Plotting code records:

(begin)

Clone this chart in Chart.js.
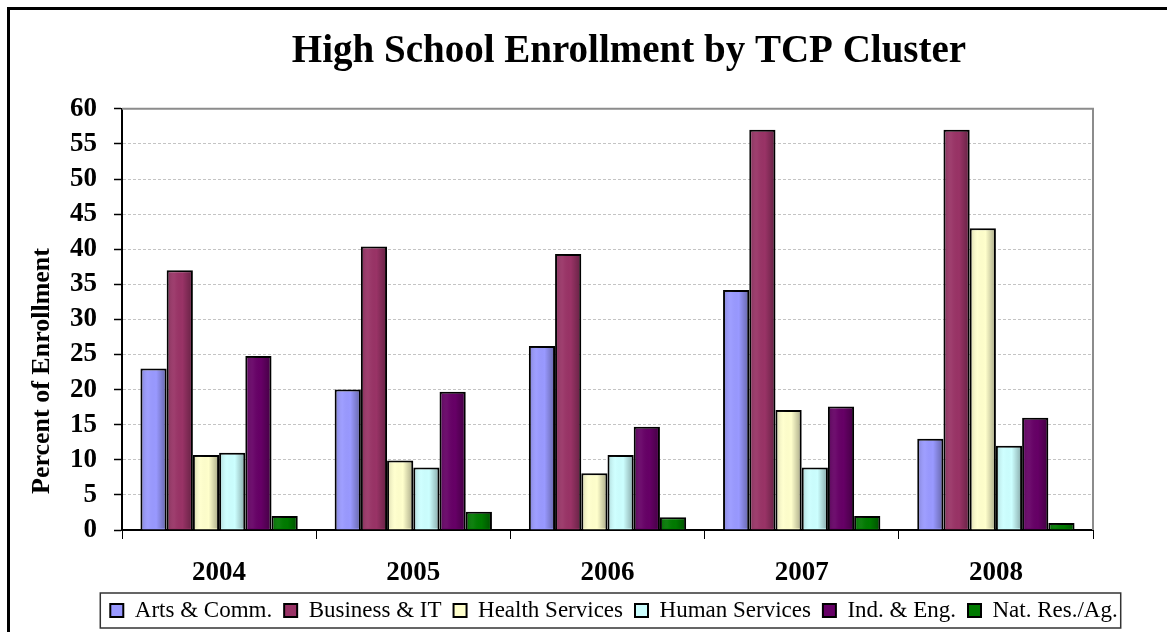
<!DOCTYPE html>
<html>
<head>
<meta charset="utf-8">
<script src="https://cdn.jsdelivr.net/npm/chart.js@4/dist/chart.umd.min.js"></script>
<style>
  html, body { margin: 0; padding: 0; background: #fff; }
  #wrap { position: relative; width: 1167px; height: 632px; }
</style>
</head>
<body>
<div id="wrap"><canvas id="enrollChart"></canvas></div>
<script>
// data
let years = ['2004', '2005', '2006', '2007', '2008'];
let artsComm = [23, 20, 26.2, 34.2, 13];
let businessIT = [37, 40.4, 39.3, 57, 57];
let healthServices = [10.7, 9.9, 8.1, 17.1, 43];
let humanServices = [11, 8.9, 10.7, 8.9, 12];
let indEng = [24.8, 19.7, 14.7, 17.6, 16];
let natResAg = [2, 2.6, 1.8, 2, 1];
let yTicks = [0, 5, 10, 15, 20, 25, 30, 35, 40, 45, 50, 55, 60];

const serif = "'Liberation Serif', 'DejaVu Serif', serif";

function ds(label, data, color) {
  return {
    label: label,
    data: data,
    backgroundColor: color,
    borderColor: '#000',
    borderWidth: 2,
    borderSkipped: 'bottom',
    categoryPercentage: 0.81,
    barPercentage: 1.0
  };
}

const enrollData = {
  labels: years,
  datasets: [
    ds('Arts & Comm.', artsComm, '#9999ff'),
    ds('Business & IT', businessIT, '#993366'),
    ds('Health Services', healthServices, '#ffffcc'),
    ds('Human Services', humanServices, '#ccffff'),
    ds('Ind. & Eng.', indEng, '#660066'),
    ds('Nat. Res./Ag.', natResAg, '#007a00')
  ]
};

// frame, plot border, legend box, y title and bar shading
const framePlugin = {
  id: 'frame',
  afterLayout(chart) {
    // the original title and legend sit a bit right of the canvas centre
    const t = chart.titleBlock;
    if (t) { const dx = 629 - (t.left + t.right) / 2; t.left += dx; t.right += dx; }
    const l = chart.legend;
    if (l) { const dx = 614 - (l.left + l.right) / 2; l.left += dx; l.right += dx; }
  },
  beforeDraw(chart) {
    const ctx = chart.ctx;
    ctx.save();
    ctx.fillStyle = '#fff';
    ctx.fillRect(0, 0, chart.width, chart.height);
    ctx.restore();
  },
  afterDatasetsDraw(chart) {
    const ctx = chart.ctx;
    ctx.save();
    chart.data.datasets.forEach((d, i) => {
      chart.getDatasetMeta(i).data.forEach(bar => {
        const w = bar.width, l = bar.x - w / 2;
        const g = ctx.createLinearGradient(l, 0, l + w, 0);
        g.addColorStop(0, 'rgba(0,0,0,0.18)');
        g.addColorStop(0.3, 'rgba(255,255,255,0.05)');
        g.addColorStop(0.6, 'rgba(0,0,0,0)');
        g.addColorStop(1, 'rgba(0,0,0,0.35)');
        ctx.fillStyle = g;
        ctx.fillRect(l + 1, bar.y + 1, w - 2, bar.base - bar.y - 2);
      });
    });
    ctx.restore();
  },
  afterDraw(chart) {
    const ctx = chart.ctx;
    const a = chart.chartArea;
    ctx.save();
    // plot border top/right
    ctx.strokeStyle = '#8c8c8c';
    ctx.lineWidth = 2;
    ctx.beginPath();
    ctx.moveTo(a.left, a.top);
    ctx.lineTo(a.right, a.top);
    ctx.lineTo(a.right, a.bottom);
    ctx.stroke();
    // y axis title
    ctx.save();
    ctx.translate(42, 371);
    ctx.rotate(-Math.PI / 2);
    ctx.fillStyle = '#000';
    ctx.font = "bold 26px " + serif;
    ctx.textAlign = 'center';
    ctx.textBaseline = 'middle';
    ctx.fillText('Percent of Enrollment', 0, 0);
    ctx.restore();
    // legend box
    const boxes = chart.legend.legendHitBoxes;
    if (boxes && boxes.length) {
      let minX = Infinity, maxX = -Infinity, minY = Infinity, maxY = -Infinity;
      boxes.forEach(b => {
        minX = Math.min(minX, b.left); maxX = Math.max(maxX, b.left + b.width);
        minY = Math.min(minY, b.top); maxY = Math.max(maxY, b.top + b.height);
      });
      ctx.strokeStyle = '#333';
      ctx.lineWidth = 1.5;
      ctx.strokeRect(minX - 10, minY - 6, maxX - minX + 13, maxY - minY + 12);
    }
    // outer frame
    ctx.strokeStyle = '#000';
    ctx.lineWidth = 3;
    ctx.strokeRect(8.5, 8.5, chart.width + 20, chart.height + 20);
    ctx.restore();
  }
};

const enrollConfig = {
  type: 'bar',
  data: enrollData,
  options: {
    responsive: true,
    maintainAspectRatio: false,
    animation: false,
    layout: { padding: { left: 8, right: 4, top: 8, bottom: 0 } },
    plugins: {
      title: {
        display: true,
        text: 'High School Enrollment by TCP Cluster',
        color: '#000',
        font: { family: serif, size: 39, weight: 'bold' },
        padding: { top: 21, bottom: 33 }
      },
      legend: {
        position: 'bottom',
        align: 'center',
        labels: {
          color: '#000',
          font: { family: serif, size: 23 },
          boxWidth: 13,
          boxHeight: 13,
          padding: 12
        }
      },
      tooltip: { enabled: false }
    },
    scales: {
      x: {
        afterFit(scale) {
          // leave the plot bottom where the original has it
          scale.height = Math.max(40, scale.chart.height - 530 - scale.chart.legend.height);
        },
        grid: {
          display: true,
          drawOnChartArea: false,
          offset: true,
          tickLength: 9,
          color: '#000'
        },
        border: { color: '#000', width: 2 },
        ticks: {
          color: '#000',
          padding: 21,
          autoSkip: false,
          font: { family: serif, size: 27, weight: 'bold', lineHeight: 1 }
        }
      },
      y: {
        min: 0,
        max: 60,
        afterBuildTicks(scale) {
          scale.ticks = yTicks.map(v => ({ value: v }));
        },
        afterFit(scale) { scale.width = 114; },
        grid: {
          color: (c) => (c.tick && (c.tick.value === 0 || c.tick.value === 60)) ? 'rgba(0,0,0,0)' : '#c4c4c4',
          tickLength: 8,
          tickColor: '#000',
          tickBorderDash: [],
          tickWidth: 1.5
        },
        border: { color: '#000', width: 2, dash: [3, 2] },
        ticks: {
          color: '#000',
          padding: 17,
          autoSkip: false,
          font: { family: serif, size: 27, weight: 'bold' }
        }
      },
      y2: {
        position: 'right',
        display: true,
        afterFit(scale) { scale.width = 70; },
        grid: { display: false, drawOnChartArea: false },
        border: { display: false },
        ticks: { display: false }
      }
    }
  },
  plugins: [framePlugin]
};

let enrollChart = new Chart(
  document.getElementById('enrollChart'),
  enrollConfig
);
</script>
</body>
</html>
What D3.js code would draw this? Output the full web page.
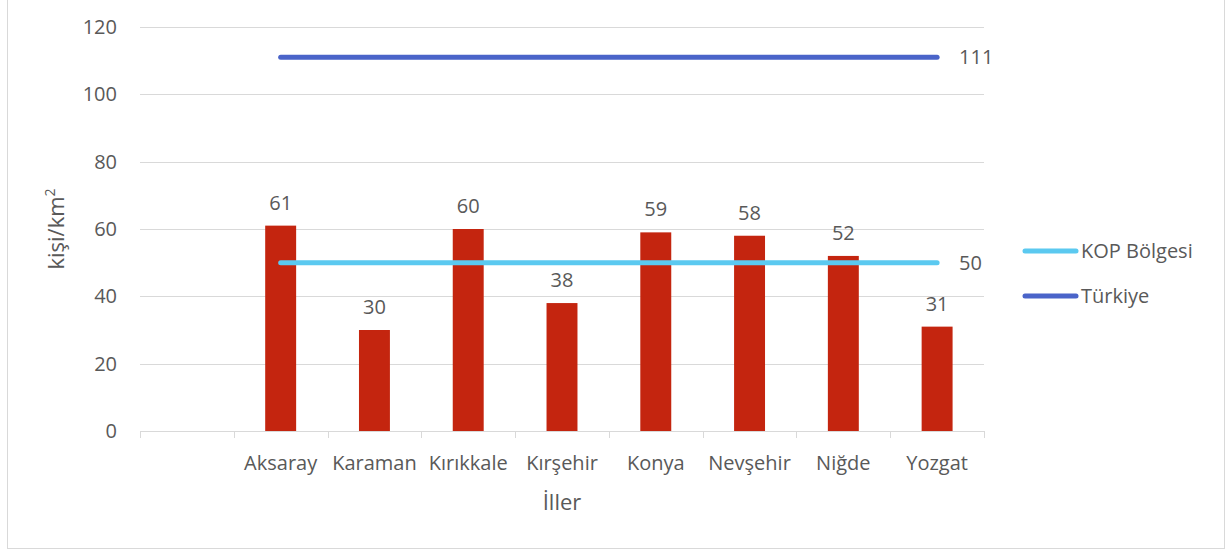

(end)

__Problem requirements__:
Reproduce the data verbatim. Do not carry any picture into the copy.

__The result__:
Clone this chart in Chart.js.
<!DOCTYPE html>
<html>
<head>
<meta charset="utf-8">
<script src="https://cdn.jsdelivr.net/npm/chart.js@4/dist/chart.umd.min.js"></script>
<style>
  html, body { margin: 0; padding: 0; background: #fff; }
  #wrap { position: relative; width: 1167px; height: 632px; }
</style>
</head>
<body>
<div id="wrap"><canvas id="enrollChart"></canvas></div>
<script>
// data
let years = ['2004', '2005', '2006', '2007', '2008'];
let artsComm = [23, 20, 26.2, 34.2, 13];
let businessIT = [37, 40.4, 39.3, 57, 57];
let healthServices = [10.7, 9.9, 8.1, 17.1, 43];
let humanServices = [11, 8.9, 10.7, 8.9, 12];
let indEng = [24.8, 19.7, 14.7, 17.6, 16];
let natResAg = [2, 2.6, 1.8, 2, 1];
let yTicks = [0, 5, 10, 15, 20, 25, 30, 35, 40, 45, 50, 55, 60];

const serif = "'Liberation Serif', 'DejaVu Serif', serif";

function ds(label, data, color) {
  return {
    label: label,
    data: data,
    backgroundColor: color,
    borderColor: '#000',
    borderWidth: 2,
    borderSkipped: 'bottom',
    categoryPercentage: 0.81,
    barPercentage: 1.0
  };
}

const enrollData = {
  labels: years,
  datasets: [
    ds('Arts & Comm.', artsComm, '#9999ff'),
    ds('Business & IT', businessIT, '#993366'),
    ds('Health Services', healthServices, '#ffffcc'),
    ds('Human Services', humanServices, '#ccffff'),
    ds('Ind. & Eng.', indEng, '#660066'),
    ds('Nat. Res./Ag.', natResAg, '#007a00')
  ]
};

// frame, plot border, legend box, y title and bar shading
const framePlugin = {
  id: 'frame',
  afterLayout(chart) {
    // the original title and legend sit a bit right of the canvas centre
    const t = chart.titleBlock;
    if (t) { const dx = 629 - (t.left + t.right) / 2; t.left += dx; t.right += dx; }
    const l = chart.legend;
    if (l) { const dx = 614 - (l.left + l.right) / 2; l.left += dx; l.right += dx; }
  },
  beforeDraw(chart) {
    const ctx = chart.ctx;
    ctx.save();
    ctx.fillStyle = '#fff';
    ctx.fillRect(0, 0, chart.width, chart.height);
    ctx.restore();
  },
  afterDatasetsDraw(chart) {
    const ctx = chart.ctx;
    ctx.save();
    chart.data.datasets.forEach((d, i) => {
      chart.getDatasetMeta(i).data.forEach(bar => {
        const w = bar.width, l = bar.x - w / 2;
        const g = ctx.createLinearGradient(l, 0, l + w, 0);
        g.addColorStop(0, 'rgba(0,0,0,0.18)');
        g.addColorStop(0.3, 'rgba(255,255,255,0.05)');
        g.addColorStop(0.6, 'rgba(0,0,0,0)');
        g.addColorStop(1, 'rgba(0,0,0,0.35)');
        ctx.fillStyle = g;
        ctx.fillRect(l + 1, bar.y + 1, w - 2, bar.base - bar.y - 2);
      });
    });
    ctx.restore();
  },
  afterDraw(chart) {
    const ctx = chart.ctx;
    const a = chart.chartArea;
    ctx.save();
    // plot border top/right
    ctx.strokeStyle = '#8c8c8c';
    ctx.lineWidth = 2;
    ctx.beginPath();
    ctx.moveTo(a.left, a.top);
    ctx.lineTo(a.right, a.top);
    ctx.lineTo(a.right, a.bottom);
    ctx.stroke();
    // y axis title
    ctx.save();
    ctx.translate(42, 371);
    ctx.rotate(-Math.PI / 2);
    ctx.fillStyle = '#000';
    ctx.font = "bold 26px " + serif;
    ctx.textAlign = 'center';
    ctx.textBaseline = 'middle';
    ctx.fillText('Percent of Enrollment', 0, 0);
    ctx.restore();
    // legend box
    const boxes = chart.legend.legendHitBoxes;
    if (boxes && boxes.length) {
      let minX = Infinity, maxX = -Infinity, minY = Infinity, maxY = -Infinity;
      boxes.forEach(b => {
        minX = Math.min(minX, b.left); maxX = Math.max(maxX, b.left + b.width);
        minY = Math.min(minY, b.top); maxY = Math.max(maxY, b.top + b.height);
      });
      ctx.strokeStyle = '#333';
      ctx.lineWidth = 1.5;
      ctx.strokeRect(minX - 10, minY - 6, maxX - minX + 13, maxY - minY + 12);
    }
    // outer frame
    ctx.strokeStyle = '#000';
    ctx.lineWidth = 3;
    ctx.strokeRect(8.5, 8.5, chart.width + 20, chart.height + 20);
    ctx.restore();
  }
};

const enrollConfig = {
  type: 'bar',
  data: enrollData,
  options: {
    responsive: true,
    maintainAspectRatio: false,
    animation: false,
    layout: { padding: { left: 8, right: 4, top: 8, bottom: 0 } },
    plugins: {
      title: {
        display: true,
        text: 'High School Enrollment by TCP Cluster',
        color: '#000',
        font: { family: serif, size: 39, weight: 'bold' },
        padding: { top: 21, bottom: 33 }
      },
      legend: {
        position: 'bottom',
        align: 'center',
        labels: {
          color: '#000',
          font: { family: serif, size: 23 },
          boxWidth: 13,
          boxHeight: 13,
          padding: 12
        }
      },
      tooltip: { enabled: false }
    },
    scales: {
      x: {
        afterFit(scale) {
          // leave the plot bottom where the original has it
          scale.height = Math.max(40, scale.chart.height - 530 - scale.chart.legend.height);
        },
        grid: {
          display: true,
          drawOnChartArea: false,
          offset: true,
          tickLength: 9,
          color: '#000'
        },
        border: { color: '#000', width: 2 },
        ticks: {
          color: '#000',
          padding: 21,
          autoSkip: false,
          font: { family: serif, size: 27, weight: 'bold', lineHeight: 1 }
        }
      },
      y: {
        min: 0,
        max: 60,
        afterBuildTicks(scale) {
          scale.ticks = yTicks.map(v => ({ value: v }));
        },
        afterFit(scale) { scale.width = 114; },
        grid: {
          color: (c) => (c.tick && (c.tick.value === 0 || c.tick.value === 60)) ? 'rgba(0,0,0,0)' : '#c4c4c4',
          tickLength: 8,
          tickColor: '#000',
          tickBorderDash: [],
          tickWidth: 1.5
        },
        border: { color: '#000', width: 2, dash: [3, 2] },
        ticks: {
          color: '#000',
          padding: 17,
          autoSkip: false,
          font: { family: serif, size: 27, weight: 'bold' }
        }
      },
      y2: {
        position: 'right',
        display: true,
        afterFit(scale) { scale.width = 70; },
        grid: { display: false, drawOnChartArea: false },
        border: { display: false },
        ticks: { display: false }
      }
    }
  },
  plugins: [framePlugin]
};

let enrollChart = new Chart(
  document.getElementById('enrollChart'),
  enrollConfig
);
</script>
</body>
</html>
What D3.js code would draw this? Output the full web page.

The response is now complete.